The fine art of choice architecture & Customer Success

Published in 2007 (and revised in 2008) Thaler and Sunstien's Nudge: Improving Decisions About Health, Wealth, and Happiness explores how the science of choice can "nudge" individuals towards making better decisions. In their book they argue people will inevitably make decisions counterproductive to their best interests due to biases. They propose these biases are due to our own human frailty (emotional vs. economic based decisions), time constraints, and the complexity of our world. To combat these biases, they propose constructing an environment where a "choice architect has the responsibility for organizing the context in which people make decisions." This architect (or team of architects) should be empowered to create an environment that "alters people's behavior in a predictable way without forbidding any options or significantly changing their economic incentives. The author's conclude the outcomes of these effort will be better decisions made, and a more positive experience overall for the choice maker.

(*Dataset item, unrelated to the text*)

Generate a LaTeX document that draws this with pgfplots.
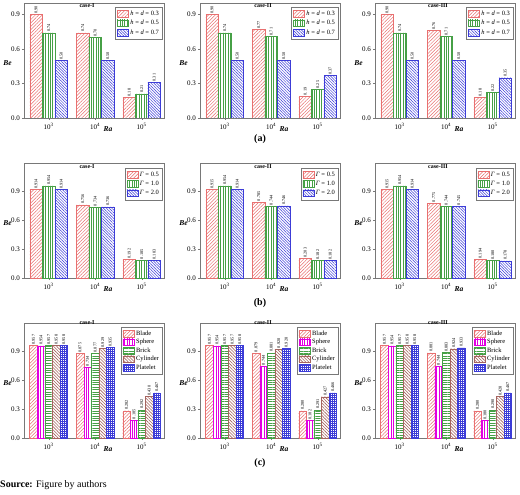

Here are the three takeaways any Customer Success leader or practitioner could leverage from the book:

  1. As Customer Success professionals, we "own" organizing the context in which our customers leverage our company's product(s) or service(s) to achieve an outcome. How we chose to structure the choices for our customers will impact the success they have. Incorporating structure and rigor to how the success organization does this will lead to happier, healthier customers and longer-term relationships.

  2. "Nudges" should lead with the positive to assure maximum effectiveness. The data clearly shows pushing with the negative is not as impactful in guiding customers to the best choices for them. Optimism and the "can do attitude" will increase customer trust and adherence to guidance provided.

  3. Provide the customer options, but always have a default selection given. Users with no guidance for multiple options will inherently select one aligned with their bias, consequently increasing the chance they've chosen something counterproductive to their goals. Options will give customers a measure of control in their destiny, a per-selected default will assure they're presented with the likeliest best option first.

Recommendation: Read | Review the Cliff Notes | Pass


Our take on Nudge: Improving Decisions About Health, Wealth, and Happiness is we feel there is enough philosophical overlap with with Customer Success to make it a valued skim for the CS professional. Therefore, our recommendation is:


Review the Cliff Notes - while the book is loaded with examples that will help leaders think about the dynamics of how much to tell people what to do versus giving them the full freedom of choice, its broad approach means it's best for only most academic of CS pros.